The Xbox 360/Xbox Live Report: Part Two
Ross wraps up his overview of Microsoft's newest cutting-edge platform.
Article by Ross Fisher (Email)
December 13th 2005, 09:00PM
As Chris (GN's editor-in-chief) puts it simply: "Xbox Live Arcade looks like it may turn out a bigger success than originally intended." Maybe it's the fact that we can play classic arcade games like Smash T.V. and Gauntlet with not only updated graphics and unlimited quarters, but online with other Xbox Live users? Or perhaps it's the possibility of future releases from companies like Namco, Sega, and indie developers? For the moment it's enough that we can yell at Chris when he takes down the whole team in Gauntlet.
Beyond actually playing together, the system is bringing back the old-school concept of "high scores." Integrated leaderboards track not only your individual progress and how you stack up against your friends, but your performance on a global level. Suddenly there's a reason to pick up a couple more toasters during that next run in Smash T.V. The whole experience is almost the complete opposite of gaming as we know it: simple, fast, fun, and painless.
Can you still go home when home is a digital copy of the real thing
Backwards compatibility on the Xbox 360 seems to be a love-hate thing with a lot of gamers. Some people are quite content with just having Halo 2 work out of the box with their 360, but for every Halo-fanatic there's a crying girl wishing that Barbie's Horse Adventure 2 had made the backwards compatibility list. Perhaps future updates will bring a game on your personal wish list?
Personally, I think that Microsoft has achieved an amazing feat here. How beefy a computer did it take before we finally saw a decent Super Nintendo emulator? Yet, here we are barely four years out and Microsoft has created an emulator that's mimicking a 733mhz Intel chip. It would have been nice if Microsoft had included the ability to remap the controller when it paying backwards compatible titles, but using the right and left bumpers in place of white and black buttons feels natural.
I've had some time to run though most of Halo 2 on my Xbox 360, and while I've experienced a few lock-ups it has been surprisingly smooth. There's a nice little touch where the Xbox 360 fades to white and then shows the familiar Xbox boot-up screen; only now instead of a bursting X on a black background it's now a white background. This may seem like a small thing, but it's a cute wink to the dedicated fans.

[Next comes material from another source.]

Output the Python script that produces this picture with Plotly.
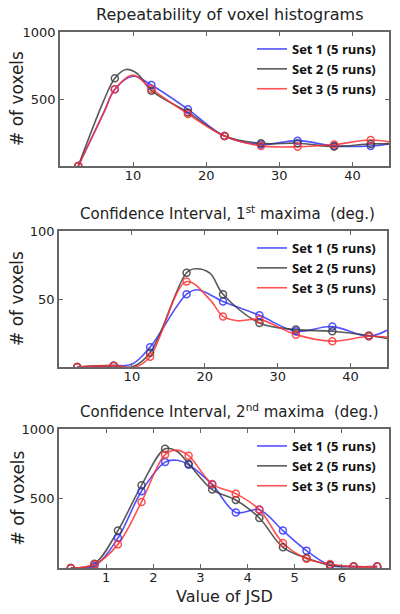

Those who've played Halo 2 on the Xbox know what I'm talking about when I say, "pop-in." Usually a cut scene is a fourth of the way over before my Xbox finishes loading the bump maps and textures. No more. On the 360 pop-in is as near to extinct as you could hope for. Yes, textures still pop-in but it's nowhere near what it was before. Now a cut scene starts and maybe in the background a texture will quickly pop-in.